>>>>
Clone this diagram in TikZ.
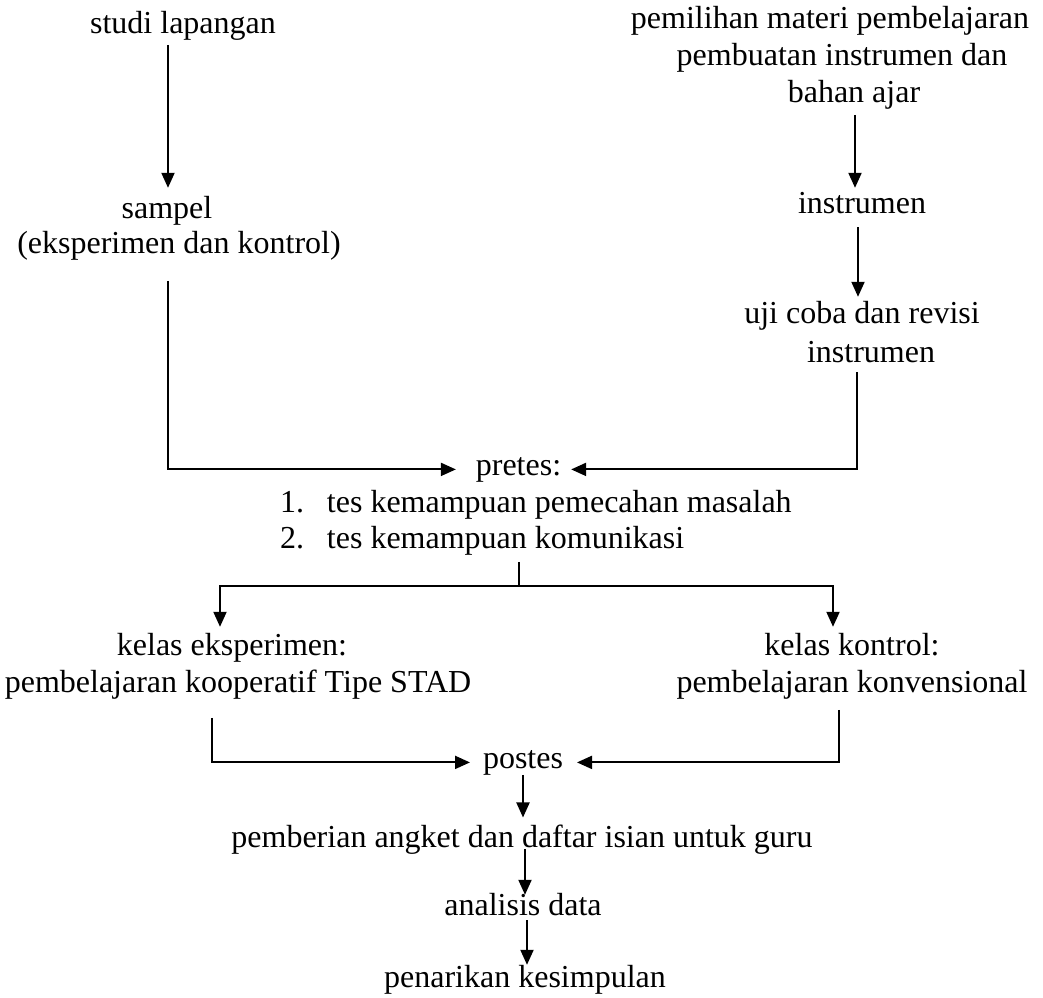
\documentclass[tikz,border=0pt]{standalone}
\usepackage{fontspec}
\setmainfont{Liberation Serif}
\usetikzlibrary{arrows.meta}
\begin{document}
\begin{tikzpicture}[x=1pt,y=-1pt,
  txt/.style={inner sep=0pt, outer sep=0pt, font=\fontsize{32}{36}\selectfont, align=center, anchor=base},
  conn/.style={line width=2pt},
  arr/.style={line width=2pt, -{Triangle[length=15pt,width=13pt]}}]
\useasboundingbox (0,0) rectangle (1043,997);
% column coordinates
\coordinate (cL) at (168,0);
\coordinate (cR1) at (855,0);
\coordinate (cR2) at (858,0);
\coordinate (cR3) at (857,0);
\coordinate (cM) at (519,0);
\coordinate (jn) at (519,586);
\coordinate (cEL) at (220,0);
\coordinate (cKR) at (833,0);
\coordinate (cE2) at (212,0);
\coordinate (cK2) at (839,0);
\coordinate (cB1) at (523,0);
\coordinate (cB2) at (525,0);
\coordinate (cB3) at (527,0);
% nodes (anchor base = baseline of the last line)
\node[txt] (studi) at (183,33) {studi lapangan};
\node[txt] (sampel) at (173,253) {sampel\rule{12pt}{0pt}\\[-1pt]\rule{12pt}{0pt}(eksperimen dan kontrol)};
\node[txt] (pemilihan) at (842,102) {pemilihan materi pembelajaran\rule{24pt}{0pt}\\[1pt]pembuatan instrumen dan\\[1pt]\rule{24pt}{0pt}bahan ajar};
\node[txt] (instr) at (862,213) {instrumen};
\node[txt] (uji) at (866.5,362) {uji coba dan revisi\rule{9pt}{0pt}\\[3pt]\rule{9pt}{0pt}instrumen};
\node[txt] (pretes) at (518.5,475) {pretes:};
\node[txt, anchor=base west, align=left] (list) at (280,548) {\makebox[47pt][l]{1.}tes kemampuan pemecahan masalah\\\makebox[47pt][l]{2.}tes kemampuan komunikasi};
\node[txt] (kelasE) at (238,692) {kelas eksperimen:\rule{12pt}{0pt}\\[1pt]pembelajaran kooperatif Tipe STAD};
\node[txt] (kelasK) at (852,692) {kelas kontrol:\\[1pt]pembelajaran konvensional};
\node[txt] (postes) at (523,768) {postes};
\node[txt] (pemberian) at (522,847) {pemberian angket dan daftar isian untuk guru};
\node[txt] (analisis) at (523,915) {analisis data};
\node[txt] (penarikan) at (525,987) {penarikan kesimpulan};
% connectors
\draw[arr, shorten <=5pt, shorten >=8pt] (studi.south -| cL) -- (sampel.north -| cL);
\draw[arr, shorten <=21pt, shorten >=20pt] (sampel.south -| cL) -- (cL |- pretes.west) -- (pretes.west);
\draw[arr, shorten <=6pt, shorten >=4pt] (pemilihan.south -| cR1) -- (instr.north -| cR1);
\draw[arr, shorten <=14pt, shorten >=4pt] (instr.south -| cR2) -- (uji.north -| cR2);
\draw[arr, shorten <=10pt, shorten >=10pt] (uji.south -| cR3) -- (cR3 |- pretes.east) -- (pretes.east);
\draw[conn, shorten <=7pt] (list.south -| cM) -- (jn);
\draw[arr, shorten >=6pt] (jn) -| (kelasE.north -| cEL);
\draw[arr, shorten >=6pt] (jn) -| (kelasK.north -| cKR);
\draw[arr, shorten <=19pt, shorten >=13pt] (kelasE.south -| cE2) -- (cE2 |- postes.west) -- (postes.west);
\draw[arr, shorten <=11pt, shorten >=14pt] (kelasK.south -| cK2) -- (cK2 |- postes.east) -- (postes.east);
\draw[arr, shorten >=7pt] (postes.south -| cB1) -- (pemberian.north -| cB1);
\draw[arr, shorten <=-5pt, shorten >=-2pt] (pemberian.south -| cB2) -- (analisis.north -| cB2);
\draw[arr, shorten <=5pt] (analisis.south -| cB3) -- (penarikan.north -| cB3);
\end{tikzpicture}
\end{document}
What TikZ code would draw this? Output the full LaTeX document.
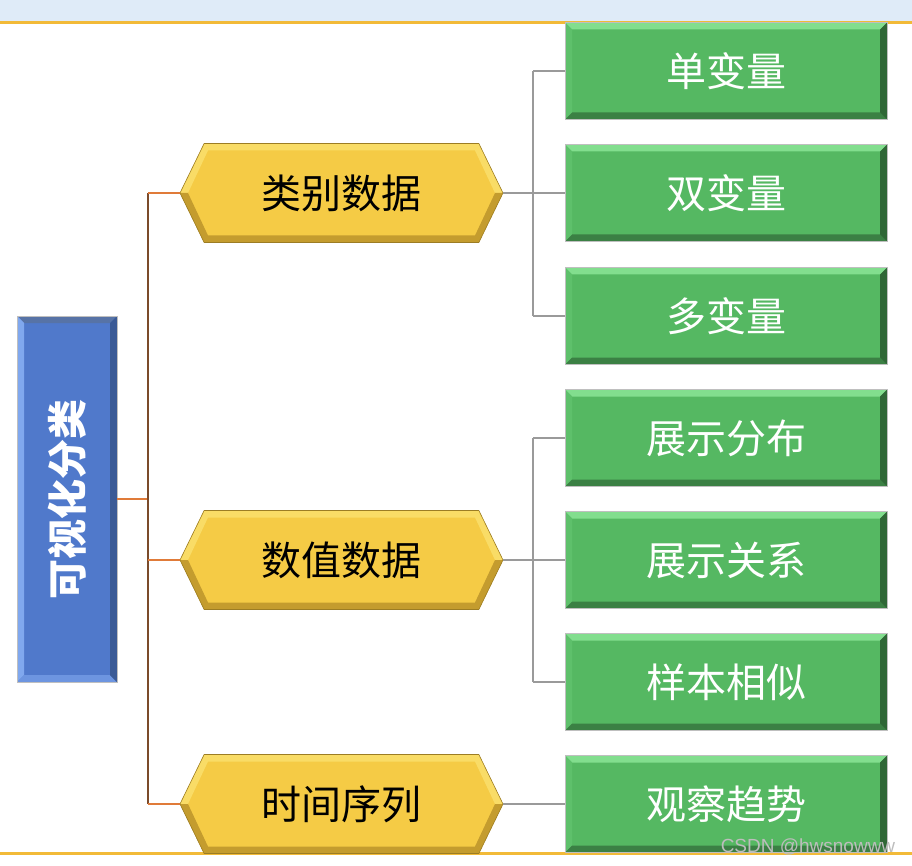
\documentclass[tikz,border=0pt]{standalone}
\usepackage{fontspec}
\usepackage{tikz}
\usetikzlibrary{shapes.symbols,calc}
\newfontfamily\cjk{Noto Sans CJK SC}
\newfontfamily\markfont{Liberation Sans}

\definecolor{rootblue}{HTML}{5079CB}
\definecolor{rootlight}{HTML}{80A8EE}
\definecolor{rootdark}{HTML}{3A5A96}
\definecolor{hexgold}{HTML}{F5CB45}
\definecolor{hexlight}{HTML}{F9DC66}
\definecolor{hexdark}{HTML}{C49C2E}
\definecolor{hexedge}{HTML}{9C7D24}
\definecolor{leafgreen}{HTML}{55B862}
\definecolor{leaflight}{HTML}{82DE8E}
\definecolor{leafdark}{HTML}{3B8044}
\definecolor{branchorange}{HTML}{E07B39}
\definecolor{trunkbrown}{HTML}{7B4B2A}
\definecolor{leafgrey}{HTML}{9A9A9A}
\definecolor{bandblue}{HTML}{DFEBF8}
\definecolor{ruleorange}{HTML}{F2BA38}
\definecolor{markgrey}{HTML}{BDBDBD}

\tikzset{
  rectbevel/.style n args={4}{path picture={
    \coordinate (bvA) at (path picture bounding box.south west);
    \coordinate (bvB) at (path picture bounding box.north east);
    \fill[#1] (bvA |- bvB) -- (bvB) -- ++(-7pt,-7pt) -- ($(bvA |- bvB)+(7pt,-7pt)$) -- cycle;
    \fill[#2] (bvA) -- (bvA |- bvB) -- ++(7pt,-7pt) -- ($(bvA)+(7pt,7pt)$) -- cycle;
    \fill[#3] (bvA) -- (bvB |- bvA) -- ++(-7pt,7pt) -- ($(bvA)+(7pt,7pt)$) -- cycle;
    \fill[#4] (bvB |- bvA) -- (bvB) -- ++(-7pt,-7pt) -- ($(bvB |- bvA)+(-7pt,7pt)$) -- cycle;
  }},
  hexbevel/.style={path picture={
    \coordinate (bvA) at (path picture bounding box.south west);
    \coordinate (bvB) at (path picture bounding box.north east);
    \coordinate (bvW) at ($(bvA)!0.5!(bvA |- bvB)$);
    \coordinate (bvE) at ($(bvB |- bvA)!0.5!(bvB)$);
    \fill[hexlight] (bvW) -- ($(bvA |- bvB)+(24pt,0)$) -- ($(bvB)+(-24pt,0)$) -- (bvE)
      -- ($(bvE)+(-8pt,0)$) -- ($(bvB)+(-28pt,-7pt)$) -- ($(bvA |- bvB)+(28pt,-7pt)$) -- ($(bvW)+(8pt,0)$) -- cycle;
    \fill[hexdark] (bvW) -- ($(bvA)+(24pt,0)$) -- ($(bvB |- bvA)+(-24pt,0)$) -- (bvE)
      -- ($(bvE)+(-8pt,0)$) -- ($(bvB |- bvA)+(-28pt,7pt)$) -- ($(bvA)+(28pt,7pt)$) -- ($(bvW)+(8pt,0)$) -- cycle;
  }}
}

\begin{document}
\begin{tikzpicture}[x=1pt,y=-1pt,
  every node/.style={inner sep=0pt},
  rootbox/.style={rectangle, fill=rootblue, draw=black!25, line width=0.8pt,
    minimum width=100pt, minimum height=366pt, text=white,
    font={\cjk\bfseries\fontsize{40}{42}\selectfont},
    rectbevel={rootdark!85}{rootlight}{rootlight!60!rootblue}{rootdark}},
  catbox/.style={signal, signal to=west and east, signal pointer angle=128,
    fill=hexgold, draw=hexedge, line width=0.6pt,
    minimum width=323pt, minimum height=99pt,
    font={\cjk\fontsize{40}{42}\selectfont}, hexbevel},
  leafbox/.style={rectangle, fill=leafgreen, draw=black!25, line width=0.8pt,
    minimum width=322pt, minimum height=97pt, text=white,
    font={\cjk\fontsize{40}{42}\selectfont},
    rectbevel={leaflight}{leafgreen!80!leaflight}{leafdark}{leafdark!80!black}},
  branch/.style={draw=branchorange, line width=2pt},
  trunkline/.style={draw=trunkbrown, line width=2pt},
  leaf/.style={draw=leafgrey, line width=2pt}]
\useasboundingbox (0,0) rectangle (912,866);
\fill[bandblue] (0,0) rectangle (912,22);
\draw[ruleorange, line width=2.5pt] (0,22.5) -- (912,22.5);
\draw[ruleorange, line width=2.5pt] (0,853.5) -- (912,853.5);

\node[rootbox] (root) at (67,499) {\rotatebox{90}{可视化分类}};

\node[catbox] (cat) at (341.5,193) {类别数据};
\node[catbox] (num) at (341.5,560) {数值数据};
\node[catbox] (time) at (341.5,804) {时间序列};

\node[leafbox] (uni) at (726,71) {单变量};
\node[leafbox] (bi) at (726,193) {双变量};
\node[leafbox] (multi) at (726,316) {多变量};
\node[leafbox] (dist) at (726,438) {展示分布};
\node[leafbox] (rel) at (726,560) {展示关系};
\node[leafbox] (sim) at (726,682) {样本相似};
\node[leafbox] (trend) at (726,804) {观察趋势};

\coordinate (trunk) at (148,499);
\draw[branch] (root.east) -- (trunk);
\draw[trunkline] (trunk |- cat.west) -- (trunk |- time.west);
\draw[branch] (trunk |- cat.west) -- (cat.west);
\draw[branch] (trunk |- num.west) -- (num.west);
\draw[branch] (trunk |- time.west) -- (time.west);

\coordinate (catfork) at (533,193);
\draw[leaf] (cat.east) -- (catfork);
\draw[leaf] (catfork |- uni.west) -- (catfork |- multi.west);
\draw[leaf] (catfork |- uni.west) -- (uni.west);
\draw[leaf] (catfork |- bi.west) -- (bi.west);
\draw[leaf] (catfork |- multi.west) -- (multi.west);

\coordinate (numfork) at (533,560);
\draw[leaf] (num.east) -- (numfork);
\draw[leaf] (numfork |- dist.west) -- (numfork |- sim.west);
\draw[leaf] (numfork |- dist.west) -- (dist.west);
\draw[leaf] (numfork |- rel.west) -- (rel.west);
\draw[leaf] (numfork |- sim.west) -- (sim.west);

\draw[leaf] (time.east) -- (trend.west);

\node[text=markgrey, font={\markfont\fontsize{19}{20}\selectfont}] (mark) at (808,847) {CSDN @hwsnowww};
\end{tikzpicture}
\end{document}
<<<<
* Exercise prompt: Report only how many lines in the entries contain "this".

* Exercise output: 2